The ever-flowing flood

Foams in a thousand whirlpools. There adown
The perforated rock

Plunge the whole waters; so precipitous,

So fathomless a fall,

That their earth-shaking roar came deadened up

Like subterranean thunders.

-Thalaba, 7: Southey.

The following description, similar in general character, is more interesting, because it is more specific and shorter: Onward amid the copse 'gan peep,

A narrow inlet, still and deep,
Affording scarce such breadth of brim,
As served the wild-duck's brood to swim.
Lost for a space, through thickets veering,
But broader when again appearing,
Tall rocks and tufted knolls their face
Could on the dark-blue mirror trace;
And farther as the hunter strayed,
Still broader sweep its channels made.
The shaggy mounds no longer stood,
Emerging from entangled wood,
But, wave-encircled, seemed to float,
Like castle girdled with its moat;
Yet broader fields extending still
Divide them from their parent hill,
Till each, retiring, claims to be
An islet in an inland sea.

-Lady of the Lake, 1: Scott.

But this is still more interesting, because it represents action that is closely connected with the plot.

Then did Apollo and the god of sea
Consult together to destroy the wall
By turning on it the resistless might
Of rivers.

nine days against the wall

He bade their currents rush, while Jupiter

Poured constant rain, that floods might overwhelm

The rampart; and the god who shakes the earth,
Wielding his trident, led the rivers on.

He flung among the billows the huge beams

And stones which, with hard toil, the Greeks had laid
For the foundations. Thus he levelled all
Beside the hurrying Hellespont, destroyed
The bulwarks utterly, and overspread

The long, broad shore with sand.

-Iliad, 12: Bryant's Trs.

The principles that apply to these representations of persons and scenes in nature, apply also to conversations in dramatic poems. All lengthy descriptions or declamatory passages that have nothing to do directly with giving definiteness, character, and progress to the plot, detract from the interest of the poem, considered as a whole. The effect of these things upon the form is the same as that of rubbish thrown into the current of a stream-it impedes the movement, and renders the water less transparent. This is the chief reason why the works of the dramatists of the age of the history of our literature commonly called classical, like Dryden, Addison, Rowe, Home, and Brooke, notwithstanding much that is excellent in their writings, have not been able to maintain their popularity. Ordinary audiences do not go to the theatre to be preached at in this style:

These are all virtues of a meaner rank

Perfections that are placed in bones and nerves.
A Roman soul is bent on higher views:
To civilize the rude, unpolished world,
And lay it under the restraint of laws;
To make man mild and sociable to man;
To cultivate the wild, licentious savage
With wisdom, discipline, and liberal arts,
The embellishments of life; virtues like these
Make human nature shine, reform the soul,
And break our fierce barbarians into men.

-Cato, 1, 4: Addison.

Some may suppose that the chief reason why such passages as these, and those quoted from Southey, are not popular, is because they manifest so few evidences of the work of constructive imagination, by which is meant mainly that they contain so little figurative language.
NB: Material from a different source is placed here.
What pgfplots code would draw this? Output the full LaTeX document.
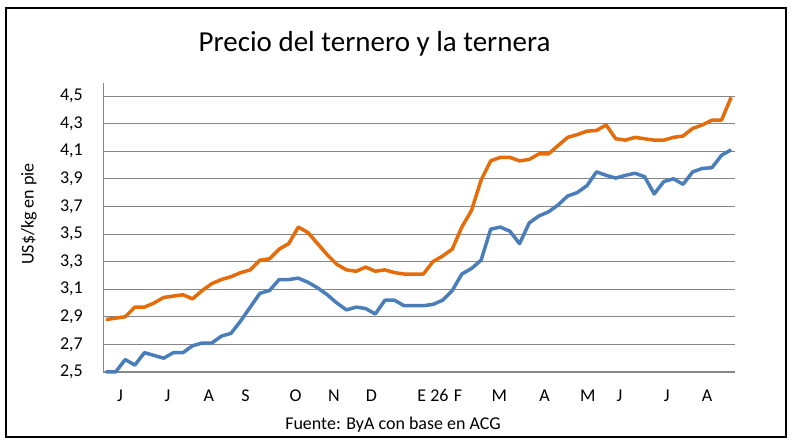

Yet, we have seen that some of Homer's descriptions are equally lacking in figures. It is not merely this that renders a description inartistic. It is its failure to be truly representative. For this reason the mere addition to it of figurative language would not remedy its defects.

This fact, however, will be considered at full in other chapters. The present chapter will be closed with a few quotations exemplifying, beyond what has been done in the preceding passages, how Homer carries the principles now under consideration into his illustrative representation. In the descriptions used in order to exemplify the main thought in the following, will be found the same characteristics as in those making up the main thought in most of the preceding quotations. It will be noticed that the items forming the features of every separate figure, mentioned for the sake of comparison, are presented in the same mental, fragmentary, specific, typical and progressive way with which we may now be supposed to have become familiar.

The hero was aroused

To fury fierce as Mars when brandishing

His spear, or as a desolating flame

That rages on a mountain-side among

The thickets of a close-grown wood. His lips
Were white with foam; his eyes from underneath
His frowning brows streamed fire; and as he fought,
Upon the hero's temples fearfully

The helmet nodded. . .

Through the serried lines

He could not break; the Greeks in solid squares

Resisted, like a rock that huge and high
By the gray deep abides the buffetings

Of the shrill winds and swollen waves that beat
Against it. Firmly thus the Greeks withstood
The Trojan host, and fled not. In a blaze
Of armor, Hector, rushing toward their ranks,
Fell on them like a mighty billow raised
By the strong cloud-born winds, that flings itself
On a swift ship, and whelms it in its spray.

-Iliad, 15: Bryant's Trs.

Then Pallas to Tydides Diomed
Gave strength and courage, that he might appear
Among the Achaians greatly eminent,
And win a glorious name. Upon his head
And shield she caused a constant flame to play,
Like to the autumnal star that shines in heaven
Most brightly when new-bathed in ocean tides.
Such light she caused to beam upon his crest
And shoulders, as she sent the warrior forth
Into the thick and tumult of the fight.

All the Greeks

-Iliad, 5: Idem.

Meanwhile came thronging to the appointed place.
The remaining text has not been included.